Some of my favorite moments are spent speaking with fintech founders looking for banking partners to help them bring their dream to life. Late last month, I met with a founder of a payments-related fintech, and he explained how his offering would help his customers achieve financial wellness through payments and loyalty. I probed on the “why” of his business and the higher purpose of his work, and he replied, “We aim to help each of our customers become more affluent, you know, wealthy.” This conversation leads me to today’s question, “Can fintech help us achieve an affluent society?”
Commonly understood, an affluent society is one in which all the people’s material wants are easily satisfied. Individuals have two paths to achieve affluence; they can be easily satisfied by obtaining and possessing much or desiring little.
The economy, which we all support and operate in as members of the industrialized, capitalist society, depends on this idea of never-ending growth to support individuals’ insatiable desire for more. In his book “The Affluent Society,” John Kenneth Galbraith argued that it was essential to maintain production; this held unemployment down. However, companies had to artificially stimulate demand for products and services of decreasing value to do so. The “direct link between production and wants is provided by the institutions of modern advertising and salesmanship,” he wrote. “Their central function is to create desires — to bring into being wants that previously did not exist.”
Yet, read out of an economics textbook, and you’ll find the purpose of economics as a course of study is to “seek to solve the problem of scarcity, which is when human wants for goods and services exceed the available supply.” Modern capitalist societies, however richly endowed, dedicate themselves to the proposition of scarcity. This is a problem entirely created and designed by man.
Don’t confuse a low standard of living with poverty. In his paper “The Original Affluent Society,” American cultural anthropologist Marshall Sahlins wrote, “We are inclined to think of hunters and gatherers as poor because they don’t have anything; perhaps better to think of them for that reason as free. Their extremely limited material possessions relieve them of all carriers with regard to daily necessities and permit them to enjoy life.”
Poverty is not a certain small amount of goods, nor is it just a relation between means and ends; above all, it is a relation between people. Poverty is a social status. As such, it is the invention of civilization.
So, a central question of economic wellbeing for people comes down to getting more clarity on the question: “How much is enough?” When it comes to fintech solutions, founders have the power, tools, and means to create solutions that help individuals determine whether they have “enough.” It’s not an uphill battle. It’s a matter of supporting already emerging conscious consumer values. Here are three ways fintech can support an affluent society.
- Create solutions that support intentional consumerism.
Consumer attitudes are trending toward simplicity.
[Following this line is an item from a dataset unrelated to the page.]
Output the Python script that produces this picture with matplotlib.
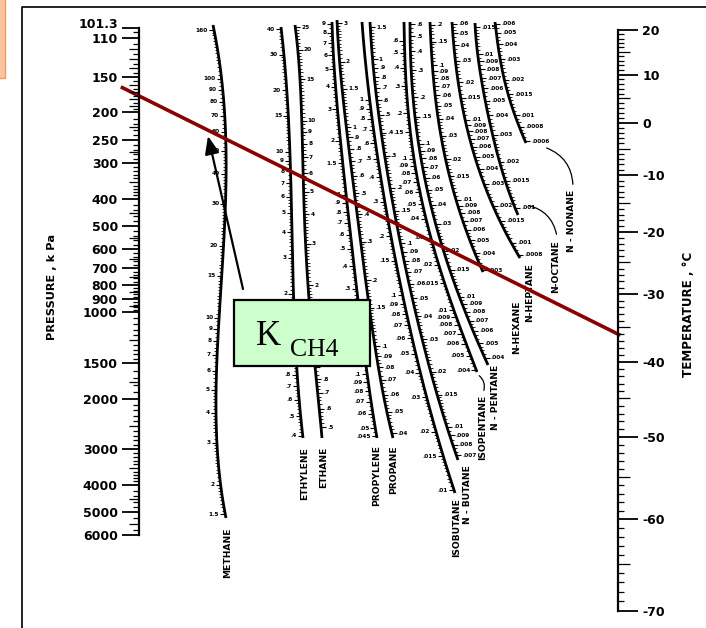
import numpy as np
import matplotlib
matplotlib.use('Agg')
import matplotlib.pyplot as plt
from matplotlib.ticker import FixedLocator, FixedFormatter, NullFormatter
from matplotlib.patches import Rectangle
from matplotlib.collections import LineCollection

W, H = 706, 628

# ---------------- data ----------------
pressure_labels = [101.3, 110, 150, 200, 250, 300, 400, 500, 600, 700, 800, 900,
                   1000, 1500, 2000, 3000, 4000, 5000, 6000]
pressure_medium = [120, 130, 140, 160, 170, 180, 190, 225, 275, 350, 450, 550, 650,
                   750, 850, 950, 1250, 1750, 2500, 3500, 4500, 5500]
pressure_minor = ([105, 115, 125, 135, 145, 155, 165, 175, 185, 195]
                  + [210, 220, 230, 240, 260, 270, 280, 290, 310, 320, 330, 340, 360, 370, 380, 390]
                  + [420, 440, 460, 480, 520, 540, 560, 580, 620, 640, 660, 680, 720, 740,
                     760, 780, 820, 840, 860, 880, 920, 940, 960, 980]
                  + [1050, 1100, 1150, 1200, 1300, 1350, 1400, 1450, 1600, 1700, 1800, 1900]
                  + [2100, 2200, 2300, 2400, 2600, 2700, 2800, 2900]
                  + [3100, 3200, 3300, 3400, 3600, 3700, 3800, 3900]
                  + [4200, 4400, 4600, 4800, 5250, 5750])

temp_labels = [20, 10, 0, -10, -20, -30, -40, -50, -60, -70]
temp_medium = [15, 5, -5, -15, -25, -35, -45, -55, -65]
temp_minor = [t for t in range(-70, 21) if t % 5 != 0]

line_pressure = 175.0     # kPa
line_temperature = -36.0  # deg C

names = ['METHANE', 'ETHYLENE', 'ETHANE', 'PROPYLENE', 'PROPANE', 'ISOBUTANE',
         'N - BUTANE', 'ISOPENTANE', 'N - PENTANE', 'N-HEXANE', 'N-HEPTANE',
         'N-OCTANE', 'N - NONANE']

k_methane = [160, 100, 90, 80, 70, 60, 50, 40, 30, 20, 15, 10, 9, 8, 7, 6, 5, 4, 3, 2, 1.5]
k_ethylene = [40, 30, 20, 15, 10, 9, 8, 7, 6, 5, 4, 3, 2, 1.5, 1, 0.9, 0.8, 0.7, 0.6, 0.5, 0.4]
k_ethane = [25, 20, 15, 10, 9, 8, 7, 6, 5, 4, 3, 2, 1.5, 1, 0.9, 0.8, 0.7, 0.6, 0.5]
k_propylene = [9, 8, 7, 6, 5, 4, 3, 2, 1.5, 1, 0.9, 0.8, 0.7, 0.6, 0.5, 0.4, 0.3, 0.2,
               0.15, 0.1, 0.09, 0.08, 0.07, 0.06, 0.05, 0.045]
k_propane = [3, 2, 1.5, 1, 0.9, 0.8, 0.7, 0.6, 0.5, 0.4, 0.3, 0.2, 0.15, 0.1, 0.09,
             0.08, 0.07, 0.06, 0.05, 0.04]
k_isobutane = [1, 0.9, 0.8, 0.7, 0.6, 0.5, 0.4, 0.3, 0.2, 0.15, 0.1, 0.09, 0.08, 0.07,
               0.06, 0.05, 0.04, 0.03, 0.02, 0.015, 0.01]
k_nbutane = [1.5, 1, 0.9, 0.8, 0.7, 0.6, 0.5, 0.4, 0.3, 0.2, 0.15, 0.1, 0.09, 0.08,
             0.07, 0.06, 0.05, 0.04, 0.03, 0.02, 0.015, 0.01, 0.009, 0.008, 0.007]
k_isopentane = [0.6, 0.5, 0.4, 0.3, 0.2, 0.15, 0.1, 0.09, 0.08, 0.07, 0.06, 0.05, 0.04,
                0.03, 0.02, 0.015, 0.01, 0.009, 0.008, 0.007, 0.006, 0.005, 0.004]
k_npentane = [0.6, 0.5, 0.4, 0.3, 0.2, 0.15, 0.1, 0.09, 0.08, 0.07, 0.06, 0.05, 0.04,
              0.03, 0.02, 0.015, 0.01, 0.009, 0.008, 0.007, 0.006, 0.005, 0.004]
k_nhexane = [0.2, 0.15, 0.1, 0.09, 0.08, 0.07, 0.06, 0.05, 0.04, 0.03, 0.02, 0.015,
             0.01, 0.009, 0.008, 0.007, 0.006, 0.005, 0.004, 0.003]
k_nheptane = [0.06, 0.05, 0.04, 0.03, 0.02, 0.015, 0.01, 0.009, 0.008, 0.007, 0.006,
              0.005, 0.004, 0.003, 0.002, 0.0015, 0.001, 0.0008]
k_noctane = [0.015, 0.01, 0.009, 0.008, 0.007, 0.006, 0.005, 0.004, 0.003, 0.002,
             0.0015, 0.001]
k_nnonane = [0.006, 0.005, 0.004, 0.003, 0.002, 0.0015, 0.001, 0.0008, 0.0006]

k_labels = [k_methane, k_ethylene, k_ethane, k_propylene, k_propane, k_isobutane,
            k_nbutane, k_isopentane, k_npentane, k_nhexane, k_nheptane, k_noctane,
            k_nnonane]
# K value at the top and bottom ends of each scale
k_end_top = [168, 41, 25.5, 9.2, 3.1, 2.5, 1.6, 0.8, 0.62, 0.21, 0.062, 0.016, 0.0062]
k_end_bot = [1.45, 0.39, 0.45, 0.044, 0.038, 0.0097, 0.0066, 0.0039, 0.0036, 0.0029,
             0.00075, 0.0009, 0.00058]

# ---------------- layout (pixel space of the nomograph) ----------------
curve_top_y = [25, 27, 25, 22, 20, 22, 22, 22, 22, 22, 22, 23, 22]
curve_bot_y = [518, 438, 438, 438, 438, 493, 460, 372, 365, 272, 258, 215, 143]
curve_x = [[213, 226, 222, 216, 226],
           [281, 289, 292, 295, 303],
           [295, 302, 305, 312, 322],
           [332, 339, 350, 362, 377],
           [337, 346, 359, 373, 393],
           [362, 375, 395, 421, 455],
           [370, 381, 400, 425, 458],
           [404, 408, 421, 445, 477],
           [410, 414, 428, 453, 488],
           [430, 434, 443, 459, 483],
           [452, 458, 470, 490, 520],
           [475, 480, 489, 501, 518],
           [495, 499, 505, 514, 526]]
label_side = [-1, -1, 1, -1, 1, -1, 1, -1, 1, 1, 1, 1, 1]
name_x = [228, 305, 324, 377, 394, 457, 467, 483, 495, 517, 530, 556, 572]
name_top = [527, 447, 447, 445, 445, 498, 465, 395, 365, 300, 263, 240, 190]
box = (234, 300, 136, 66)

PX = 0.72  # points per pixel at dpi 100
fig = plt.figure(figsize=(W / 100, H / 100), dpi=100)
ax = fig.add_axes([0, 0, 1, 1])
ax.set_xlim(0, W)
ax.set_ylim(H, 0)
ax.axis('off')

# frame and slide fragment
ax.plot([22, 22, W + 10], [H + 10, 7, 7], color='#111111', lw=1.3, zorder=2)
ax.add_patch(Rectangle((-6, -6), 10.5, 84, facecolor='#FBC4A0', edgecolor='#EE9A66',
                       lw=1.0, zorder=2))


def scale_axes(x_px, y_top, y_bot, side):
    w = 2 / W
    left = x_px / W if side == 'left' else x_px / W - w
    a = fig.add_axes([left, 1 - y_bot / H, w, (y_bot - y_top) / H])
    a.patch.set_visible(False)
    for s in a.spines.values():
        s.set_visible(False)
    a.xaxis.set_visible(False)
    return a


def to_main(axx, pt):
    return ax.transData.inverted().transform(axx.transData.transform(pt))


def fmt_k(k):
    s = '%g' % k
    if s.startswith('0.'):
        s = s[1:]
    return s


TICK_FS = 9.0

# ---------- pressure scale ----------
P_TOP, P_BOT = 28, 535
axP = scale_axes(139, P_TOP, P_BOT, 'left')
axP.set_yscale('log')
axP.set_ylim(pressure_labels[-1], pressure_labels[0])
axP.spines['left'].set_visible(True)
axP.spines['left'].set_linewidth(1.6)
axP.yaxis.set_major_locator(FixedLocator(pressure_labels))
axP.yaxis.set_major_formatter(FixedFormatter([''] + ['%g' % p for p in pressure_labels[1:]]))
axP.yaxis.set_minor_locator(FixedLocator(pressure_minor))
axP.yaxis.set_minor_formatter(NullFormatter())
axP.tick_params(axis='y', which='major', left=True, right=False, direction='out',
                length=17 * PX, width=1.3, pad=3, labelsize=TICK_FS)
axP.tick_params(axis='y', which='minor', left=True, right=False, direction='out',
                length=6 * PX, width=0.9)
for lab in axP.get_yticklabels():
    lab.set_fontweight('bold')
# the first pressure label sits just above its tick (as on the original chart)
p_first = to_main(axP, (0, pressure_labels[0]))
ax.text(p_first[0] - 21, p_first[1] - 3, '%g' % pressure_labels[0], ha='right',
        va='center', fontsize=TICK_FS, fontweight='bold', zorder=4)

axPm = scale_axes(139, P_TOP, P_BOT, 'left')
axPm.set_yscale('log')
axPm.set_ylim(pressure_labels[-1], pressure_labels[0])
axPm.yaxis.set_major_locator(FixedLocator(pressure_medium))
axPm.yaxis.set_major_formatter(NullFormatter())
axPm.yaxis.set_minor_locator(FixedLocator([]))
axPm.tick_params(axis='y', which='major', left=True, right=False, direction='out',
                 length=10 * PX, width=0.9)


# ---------- temperature scale ----------
def t_fwd(t):
    return -1.0 / (np.asarray(t, dtype=float) + 250.0)


def t_inv(v):
    v = np.asarray(v, dtype=float)
    with np.errstate(divide='ignore'):
        return -1.0 / v - 250.0


T_TOP, T_BOT = 30, 611
axT = scale_axes(618, T_TOP, T_BOT, 'right')
axT.set_yscale('function', functions=(t_fwd, t_inv))
axT.set_ylim(temp_labels[-1], temp_labels[0])
axT.spines['right'].set_visible(True)
axT.spines['right'].set_linewidth(1.6)
axT.yaxis.tick_right()
axT.yaxis.set_major_locator(FixedLocator(temp_labels))
axT.yaxis.set_major_formatter(FixedFormatter(['%d' % t for t in temp_labels]))
axT.yaxis.set_minor_locator(FixedLocator(temp_minor))
axT.yaxis.set_minor_formatter(NullFormatter())
axT.tick_params(axis='y', which='major', right=True, left=False, direction='out',
                length=20 * PX, width=1.3, pad=3, labelsize=TICK_FS)
axT.tick_params(axis='y', which='minor', right=True, left=False, direction='out',
                length=6 * PX, width=0.9)
for lab in axT.get_yticklabels():
    lab.set_fontweight('bold')

axTm = scale_axes(618, T_TOP, T_BOT, 'right')
axTm.set_yscale('function', functions=(t_fwd, t_inv))
axTm.set_ylim(temp_labels[-1], temp_labels[0])
axTm.yaxis.tick_right()
axTm.yaxis.set_major_locator(FixedLocator(temp_medium))
axTm.yaxis.set_major_formatter(NullFormatter())
axTm.yaxis.set_minor_locator(FixedLocator([]))
axTm.tick_params(axis='y', which='major', right=True, left=False, direction='out',
                 length=12 * PX, width=0.9)

# axis titles
ax.text(52, 287, 'PRESSURE , k Pa', rotation=90, ha='center', va='center',
        fontsize=8.2, fontweight='bold', zorder=4)
ax.text(689, 314, 'TEMPERATURE , \u00b0C', rotation=90, ha='center', va='center',
        fontsize=8.6, fontweight='bold', zorder=4)


def in_box(x, y):
    bx, by, bw, bh = box
    return bx - 2 <= x <= bx + bw + 2 and by - 2 <= y <= by + bh + 2


# ---------- K curves ----------
for i, name in enumerate(names):
    yt, yb = curve_top_y[i], curve_bot_y[i]
    coef = np.polyfit(np.linspace(yt, yb, 5), curve_x[i], 4)
    yy = np.linspace(yt, yb, 200)
    ax.plot(np.polyval(coef, yy), yy, color='black', lw=2.0, solid_capstyle='butt',
            zorder=3)
    lt, lb = np.log10(k_end_top[i]), np.log10(k_end_bot[i])

    def ypos(k, yt=yt, yb=yb, lt=lt, lb=lb):
        return yt + (lt - np.log10(k)) / (lt - lb) * (yb - yt)

    sgn = label_side[i]
    labs = k_labels[i]
    major, minor = [], []
    for k in labs:
        y = ypos(k)
        x = np.polyval(coef, y)
        major.append([(x, y), (x + sgn * 5, y)])
        tx = x + sgn * 6
        if not in_box(tx, y):   # values hidden under the callout box are not drawn
            ax.text(tx, y, fmt_k(k), ha='right' if sgn < 0 else 'left',
                    va='center', fontsize=4.2, fontweight='bold', zorder=3)
    for a, b in zip(labs[:-1], labs[1:]):
        n = max(1, int((ypos(b) - ypos(a)) / 3.2))
        for k in np.linspace(a, b, n + 1)[1:-1]:
            y = ypos(k)
            x = np.polyval(coef, y)
            minor.append([(x, y), (x + sgn * 3, y)])
    ax.add_collection(LineCollection(major, colors='black', linewidths=0.8, zorder=3))
    ax.add_collection(LineCollection(minor, colors='black', linewidths=0.6, zorder=3))
    ax.text(name_x[i], name_top[i], name, rotation=90, ha='center', va='top',
            fontsize=6.6, fontweight='bold', zorder=3)

# leaders from scale ends to their names
leader = dict(arrowstyle='-', lw=0.9, color='black')
ax.annotate('', xy=(483, 393), xytext=(477, 374),
            arrowprops=dict(leader, connectionstyle='arc3,rad=-0.4'), zorder=3)
ax.annotate('', xy=(557, 237), xytext=(526, 205),
            arrowprops=dict(leader, connectionstyle='arc3,rad=-0.35'), zorder=3)
ax.annotate('', xy=(573, 187), xytext=(544, 147),
            arrowprops=dict(leader, connectionstyle='arc3,rad=-0.35'), zorder=3)

# ---------- isotherm/isobar line ----------
p0 = to_main(axP, (0, line_pressure))
p1 = to_main(axT, (1, line_temperature))
d = p1 - p0
start = p0 - 0.038 * d
end = p1 + 0.005 * d
ax.plot([start[0], end[0]], [start[1], end[1]], color='#8B0000', lw=2.6,
        solid_capstyle='butt', zorder=6)

# ---------- K_CH4 callout ----------
ax.add_patch(Rectangle(box[:2], box[2], box[3], facecolor='#CCFFCC', edgecolor='black',
                       lw=1.6, zorder=10))
ax.text(256, 345, 'K', fontsize=25, family='Liberation Serif', va='baseline',
        ha='left', zorder=11)
ax.text(290, 356, 'CH4', fontsize=18.5, family='Liberation Serif', va='baseline',
        ha='left', zorder=11)
ax.annotate('', xy=(208, 136), xytext=(243, 289),
            arrowprops=dict(arrowstyle='-|>,head_length=0.9,head_width=0.36',
                            mutation_scale=12, lw=1.6, color='black',
                            shrinkA=0, shrinkB=0), zorder=11)

fig.savefig('out.png', dpi=100, facecolor='white')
As one op-ed writer for the LA Times noted, “Our lifestyle choices have the power to bring about individual and collective change to our mental health and well-being. To build generational wealth. And to make a difference in the world future generations will inherit. Living more consciously has allowed me to regain control of my finances as well as my sanity. I have also learned to live more sustainably, which benefits me and the environment.”
- Help consumers get ahead of their spending.
Countless dashboards show past spending patterns and their effects. What’s needed are tools that can project the impact of future spending, so once consumers have set goals, they can see how future choices will impact progress toward their goals.
- Focus solutions on sustainably providing for human needs.
One area to explore is nutrition. Climatarian eating is a new eating lifestyle that is emerging. The premise of this eating regimen is about eating for the health of the planet, with choices based on environmental impact. While this eating trend might be in its infancy, it will continue in relevance as younger generations in particular increase their concern for the planet. Participation can include everything from eating pasture-raised, to buying more local and organic ingredients to reduce carbon emissions from transport, to eating a plant-based diet with crops that are good for soil.
Embedding fintech into enablement solutions in this sphere is an example of using technology to enable affinity. The view of people as mere consumers isn’t satisfactory because it only addresses a part of human beings. Affluence considers the possibility that people have a range of material and non-material needs. The first priority of fintech is to help people recover a broader vision of what are their real needs. Fintech can help lead this difficult process of cultural and commercial innovation so that a different ethical foundation for commercial activity based on low impact, long-term use and sustained yield can emerge.